Calculation of short-term capital gains taxes on shares

To calculate STCG taxes on shares, the process is quite simple and easy. First, you need to compute whether you made gains or not.

Here's what you need to do;

Short-term capital gains = sale value (-) cost of acquisition (-) expenses paid while selling the shares 


Mr Ajay bought 10,000 equity shares of X ltd in December 2021 for Rs 100 per share. He sold those shares in March 2022 for Rs 150 per share. The brokerage charges came out to be Rs 1 per share. He paid STT and sold the shares through the Bombay Stock Exchange. 

His tax liability would be;

Sales consideration : 15,00,000 Rs (10,000 x Rs 150)

Less: brokerage : 10,000 Rs (10,000 x 1 rs)

Less: purchase value: 10,00,000 = (10,000 x Rs 100) 

Short-term capital gains = 4,90,000 

Tax on STCGs = 15% x 4,90,000 

= 73,500

STCG taxes on shares exemptions or deductions 

Sadly, short-term capital gains on shares are not exempted from tax. However, certain exceptions to the rules are given below:

  • Resident individuals (80+ years) earning an annual income of amount not exceeding five lakhs
  • Resident individuals (60+ years below 80) earning an annual income of Rs 3 lakhs or less
  • Resident individuals (below 60 years) and HUFs earning an annual income of Rs 2.5 lakhs or less


Mr Bhatt is a retired person, 65 years old and a resident of India. He bought equity shares in April 2022 and sold them in June 2022 through the Bombay Stock Exchange. His capital gains came out to be Rs 2,00,000. He doesn't have any other source of income. 

Now, Bhatt is a resident who falls under 60-80 years old. Hence, he is not liable to pay any tax on the gains. Since his annual income is less than Rs 3 lakhs, the gains would be exempted under section 111A of the act. 


No deductions are allowed under sections 80C to 80U on short-term capital gains mentioned under section 111A of the Income Tax Act. However, you can claim deductions from short-term capital gains not mentioned under section 111A. 

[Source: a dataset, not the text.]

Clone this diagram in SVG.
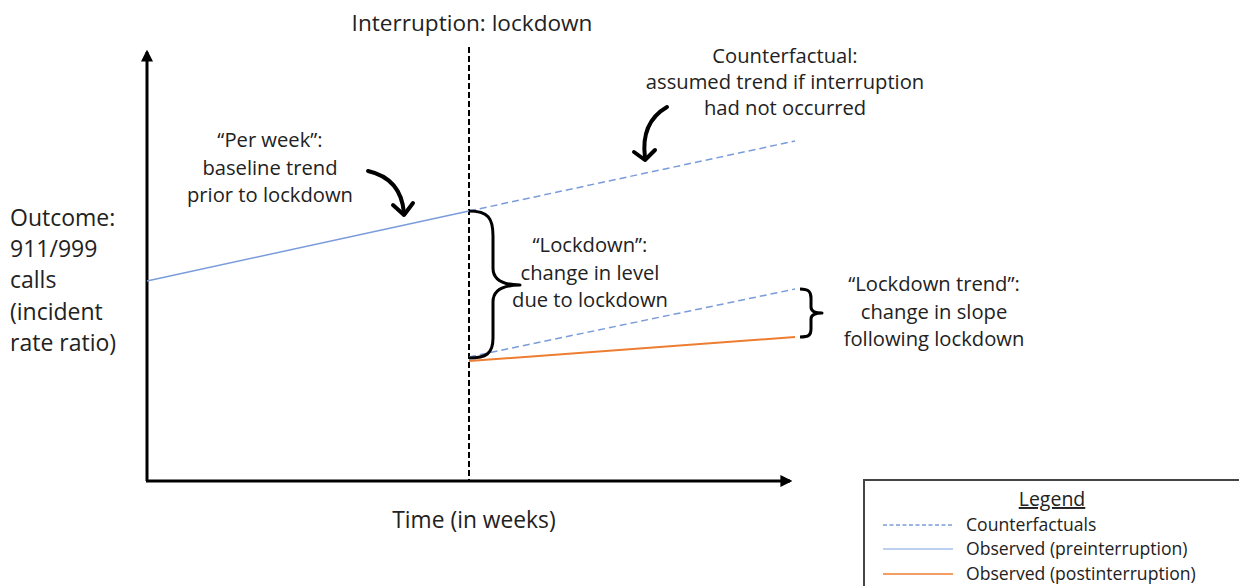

Mr Vijay is a 58-year-old retired person. He bought equity shares of XYZ ltd (listed on the stock exchange) in February 2022 and sold the same in April 2022. The difference between the acquisition and sale price came out to be Rs 2,10,000. He has no other income source. He deposited the gains in a PPF account

Now, since no deductions are allowed on STCGs mentioned in section 111A, Vijay can not claim a deduction of Rs 1.50,000 even if he wants to. He has to pay a tax of Rs 2,10,000. He is liable to pay Rs 31,500 as STCG taxes on shares. 

Reduce your tax liability

Though no deductions are allowed under the act, you can still reduce your tax liability by:

  1. Inter/Intrahead adjustment: It means that you can adjust your short-term/long-term capital gains against short-term capital losses. 
  2. Increase your holding period: You can reduce your tax liability by holding your capital assets for longer periods. Hence, try to hold them longer and pay fewer taxes. 

Final words

Short-term capital gains on shares attract a tax liability of 15% plus surcharges and cess as applicable. It applies to assets falling under section 111A of the Income Tax Act. 

There are not many deductions available to you to reduce your tax liability. Also, there are a few strategies to reduce your tax burden. Thus, to reduce your tax liability, either try to hold shares for longer periods or you can consider investing in tax-saving mutual fund schemes.